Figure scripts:
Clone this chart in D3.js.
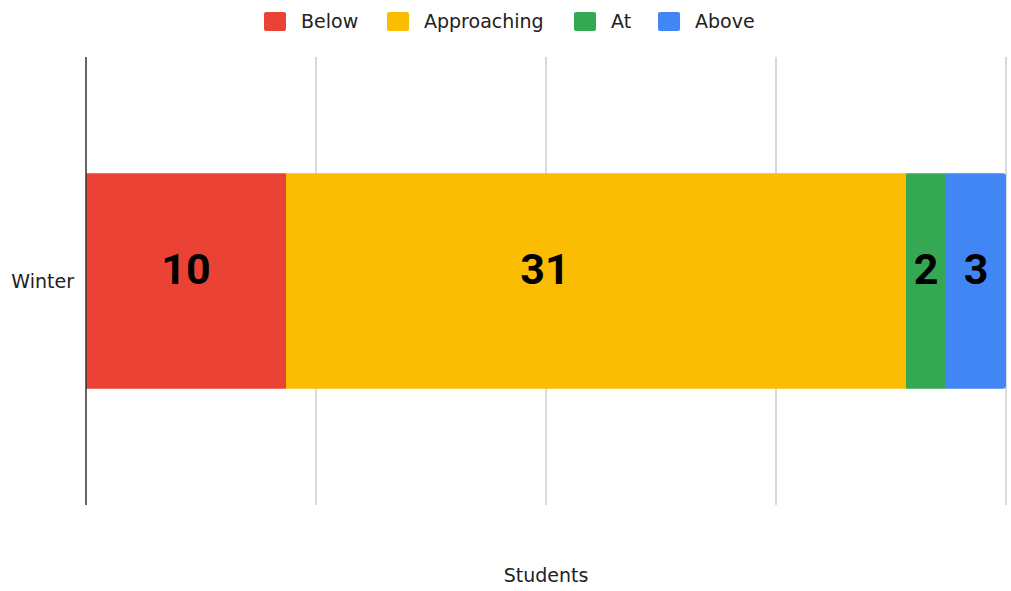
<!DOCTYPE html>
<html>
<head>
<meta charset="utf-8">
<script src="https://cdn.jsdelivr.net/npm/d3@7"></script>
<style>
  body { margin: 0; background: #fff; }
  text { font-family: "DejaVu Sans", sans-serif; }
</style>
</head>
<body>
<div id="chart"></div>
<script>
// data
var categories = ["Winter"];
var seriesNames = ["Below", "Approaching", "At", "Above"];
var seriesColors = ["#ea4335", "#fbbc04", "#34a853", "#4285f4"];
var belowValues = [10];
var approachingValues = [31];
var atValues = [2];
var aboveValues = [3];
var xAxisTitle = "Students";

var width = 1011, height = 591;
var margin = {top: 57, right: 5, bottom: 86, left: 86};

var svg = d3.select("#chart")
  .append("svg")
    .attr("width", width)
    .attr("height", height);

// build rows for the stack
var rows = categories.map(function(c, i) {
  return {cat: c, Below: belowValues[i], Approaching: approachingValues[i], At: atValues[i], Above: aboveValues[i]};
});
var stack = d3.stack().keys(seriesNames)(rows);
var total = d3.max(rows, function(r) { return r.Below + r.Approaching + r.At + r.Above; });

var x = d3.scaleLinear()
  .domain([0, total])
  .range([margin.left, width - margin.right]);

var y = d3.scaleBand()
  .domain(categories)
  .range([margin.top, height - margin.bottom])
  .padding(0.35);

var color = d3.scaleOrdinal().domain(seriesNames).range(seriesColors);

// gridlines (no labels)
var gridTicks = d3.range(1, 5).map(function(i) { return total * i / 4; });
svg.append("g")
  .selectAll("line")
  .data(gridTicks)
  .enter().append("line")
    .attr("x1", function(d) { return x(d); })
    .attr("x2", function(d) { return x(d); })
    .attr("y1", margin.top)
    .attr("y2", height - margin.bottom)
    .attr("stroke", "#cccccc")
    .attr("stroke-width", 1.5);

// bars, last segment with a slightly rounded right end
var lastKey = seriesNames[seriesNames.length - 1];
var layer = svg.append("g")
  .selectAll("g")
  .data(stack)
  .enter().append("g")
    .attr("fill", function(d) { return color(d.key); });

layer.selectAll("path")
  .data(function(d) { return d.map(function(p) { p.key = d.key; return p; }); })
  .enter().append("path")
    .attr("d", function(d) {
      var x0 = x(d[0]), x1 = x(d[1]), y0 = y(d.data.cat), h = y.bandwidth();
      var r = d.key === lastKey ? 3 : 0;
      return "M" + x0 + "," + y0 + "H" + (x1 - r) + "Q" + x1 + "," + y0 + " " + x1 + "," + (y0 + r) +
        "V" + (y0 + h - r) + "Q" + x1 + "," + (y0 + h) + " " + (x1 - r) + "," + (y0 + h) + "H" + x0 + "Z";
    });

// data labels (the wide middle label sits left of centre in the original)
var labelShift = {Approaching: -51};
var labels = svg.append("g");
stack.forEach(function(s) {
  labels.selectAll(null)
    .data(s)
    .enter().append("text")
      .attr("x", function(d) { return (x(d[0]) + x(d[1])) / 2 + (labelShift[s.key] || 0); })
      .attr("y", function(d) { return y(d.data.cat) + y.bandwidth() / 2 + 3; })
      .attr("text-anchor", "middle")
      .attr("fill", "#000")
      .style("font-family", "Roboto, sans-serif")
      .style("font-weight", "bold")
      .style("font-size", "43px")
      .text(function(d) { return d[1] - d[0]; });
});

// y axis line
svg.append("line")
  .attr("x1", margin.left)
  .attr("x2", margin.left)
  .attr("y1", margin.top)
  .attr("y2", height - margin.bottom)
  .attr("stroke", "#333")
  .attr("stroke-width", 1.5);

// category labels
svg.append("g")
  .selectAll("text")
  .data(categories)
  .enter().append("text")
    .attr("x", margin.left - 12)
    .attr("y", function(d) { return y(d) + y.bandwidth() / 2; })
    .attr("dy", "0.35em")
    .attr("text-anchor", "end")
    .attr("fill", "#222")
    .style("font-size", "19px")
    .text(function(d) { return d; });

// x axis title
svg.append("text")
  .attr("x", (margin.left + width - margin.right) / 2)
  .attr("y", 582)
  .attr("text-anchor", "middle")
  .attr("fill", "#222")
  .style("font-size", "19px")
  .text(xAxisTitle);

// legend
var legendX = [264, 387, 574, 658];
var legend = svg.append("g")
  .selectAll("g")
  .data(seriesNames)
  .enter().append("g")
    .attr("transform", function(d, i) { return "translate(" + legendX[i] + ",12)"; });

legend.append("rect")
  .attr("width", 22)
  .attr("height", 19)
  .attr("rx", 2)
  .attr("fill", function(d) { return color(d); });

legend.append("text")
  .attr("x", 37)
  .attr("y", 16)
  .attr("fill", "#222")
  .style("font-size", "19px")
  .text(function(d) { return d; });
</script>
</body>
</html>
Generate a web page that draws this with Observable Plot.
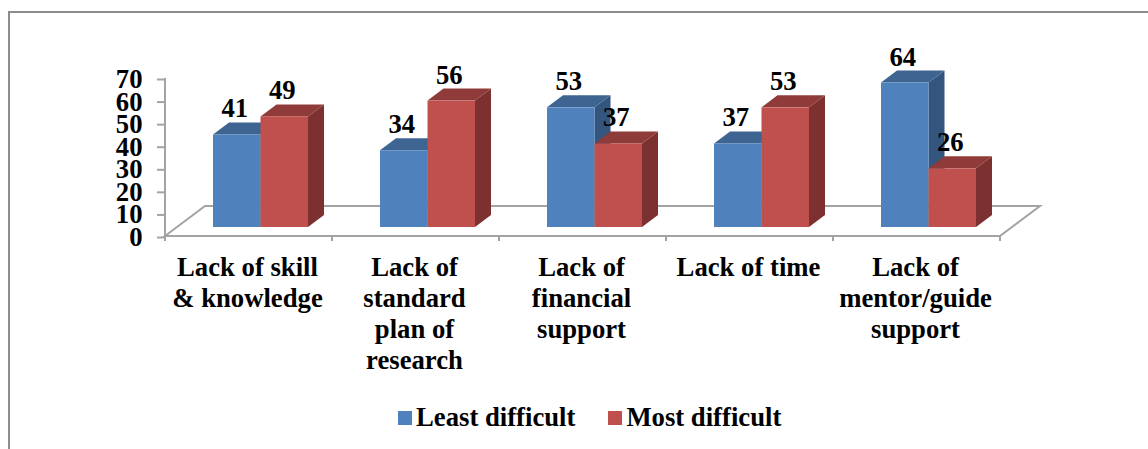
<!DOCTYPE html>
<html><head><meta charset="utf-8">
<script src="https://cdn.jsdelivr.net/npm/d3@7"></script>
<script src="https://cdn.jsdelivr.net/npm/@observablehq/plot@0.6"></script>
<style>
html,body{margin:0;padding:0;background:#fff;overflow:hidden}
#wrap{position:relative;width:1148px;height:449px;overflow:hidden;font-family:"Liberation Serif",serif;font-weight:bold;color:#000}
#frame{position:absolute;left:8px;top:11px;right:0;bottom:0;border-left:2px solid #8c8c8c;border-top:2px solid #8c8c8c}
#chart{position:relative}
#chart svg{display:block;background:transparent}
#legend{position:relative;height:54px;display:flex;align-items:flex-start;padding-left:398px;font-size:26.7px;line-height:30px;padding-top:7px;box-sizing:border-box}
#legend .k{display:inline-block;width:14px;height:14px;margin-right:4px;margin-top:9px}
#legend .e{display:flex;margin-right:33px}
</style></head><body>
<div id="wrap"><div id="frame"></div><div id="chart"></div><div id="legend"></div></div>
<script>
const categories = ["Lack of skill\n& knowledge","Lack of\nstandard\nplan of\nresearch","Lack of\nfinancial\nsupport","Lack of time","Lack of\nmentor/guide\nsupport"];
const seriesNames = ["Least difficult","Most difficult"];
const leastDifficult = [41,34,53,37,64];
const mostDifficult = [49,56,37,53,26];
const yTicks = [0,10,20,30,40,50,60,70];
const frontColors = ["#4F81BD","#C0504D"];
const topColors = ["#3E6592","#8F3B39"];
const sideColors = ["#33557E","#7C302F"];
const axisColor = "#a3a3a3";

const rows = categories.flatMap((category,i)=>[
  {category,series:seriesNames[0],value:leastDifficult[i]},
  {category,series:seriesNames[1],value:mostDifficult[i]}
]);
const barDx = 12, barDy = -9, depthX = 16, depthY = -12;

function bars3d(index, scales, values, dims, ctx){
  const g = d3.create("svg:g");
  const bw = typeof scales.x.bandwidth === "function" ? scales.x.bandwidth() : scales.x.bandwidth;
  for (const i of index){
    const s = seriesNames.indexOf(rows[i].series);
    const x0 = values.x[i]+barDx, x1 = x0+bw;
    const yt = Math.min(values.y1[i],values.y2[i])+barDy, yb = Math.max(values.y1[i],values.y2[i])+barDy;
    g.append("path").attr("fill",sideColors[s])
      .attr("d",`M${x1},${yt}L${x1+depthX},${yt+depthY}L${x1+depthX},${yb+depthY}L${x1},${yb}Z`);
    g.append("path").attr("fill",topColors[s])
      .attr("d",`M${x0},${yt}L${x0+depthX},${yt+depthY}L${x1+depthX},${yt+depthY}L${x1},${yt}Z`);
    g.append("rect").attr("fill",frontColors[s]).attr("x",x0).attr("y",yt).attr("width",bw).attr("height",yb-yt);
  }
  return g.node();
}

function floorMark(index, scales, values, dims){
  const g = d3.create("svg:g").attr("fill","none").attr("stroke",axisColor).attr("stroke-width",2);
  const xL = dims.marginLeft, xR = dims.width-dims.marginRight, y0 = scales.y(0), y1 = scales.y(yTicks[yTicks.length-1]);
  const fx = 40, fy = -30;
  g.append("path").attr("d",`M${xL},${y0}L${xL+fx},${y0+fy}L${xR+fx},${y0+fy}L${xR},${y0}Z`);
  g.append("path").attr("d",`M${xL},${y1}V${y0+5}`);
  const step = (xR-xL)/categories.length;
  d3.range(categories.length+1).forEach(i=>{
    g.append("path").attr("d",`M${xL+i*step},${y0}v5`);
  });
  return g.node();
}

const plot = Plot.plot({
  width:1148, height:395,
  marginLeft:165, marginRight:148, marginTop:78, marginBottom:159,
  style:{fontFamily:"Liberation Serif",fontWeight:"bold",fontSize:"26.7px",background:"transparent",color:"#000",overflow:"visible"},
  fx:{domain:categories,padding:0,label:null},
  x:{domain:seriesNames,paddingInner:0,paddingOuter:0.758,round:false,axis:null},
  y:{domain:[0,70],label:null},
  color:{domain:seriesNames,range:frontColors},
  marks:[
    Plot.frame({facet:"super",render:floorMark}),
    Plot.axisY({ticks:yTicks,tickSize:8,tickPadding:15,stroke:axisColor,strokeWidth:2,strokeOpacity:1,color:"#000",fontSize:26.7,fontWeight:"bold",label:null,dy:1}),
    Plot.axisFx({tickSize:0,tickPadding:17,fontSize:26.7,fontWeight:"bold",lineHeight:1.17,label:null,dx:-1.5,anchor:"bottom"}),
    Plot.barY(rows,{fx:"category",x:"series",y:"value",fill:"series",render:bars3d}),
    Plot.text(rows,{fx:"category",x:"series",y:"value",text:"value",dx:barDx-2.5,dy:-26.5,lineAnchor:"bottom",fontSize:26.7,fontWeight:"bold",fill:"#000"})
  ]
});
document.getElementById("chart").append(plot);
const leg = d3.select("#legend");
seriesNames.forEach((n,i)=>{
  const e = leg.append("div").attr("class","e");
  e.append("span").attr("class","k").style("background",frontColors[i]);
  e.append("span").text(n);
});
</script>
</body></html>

SHORT PROBLEM: Search the data for "with" and list every line in which it occurs.

TASK ANSWER:
// bars, last segment with a slightly rounded right end
Generate a web page that draws this with Observable Plot.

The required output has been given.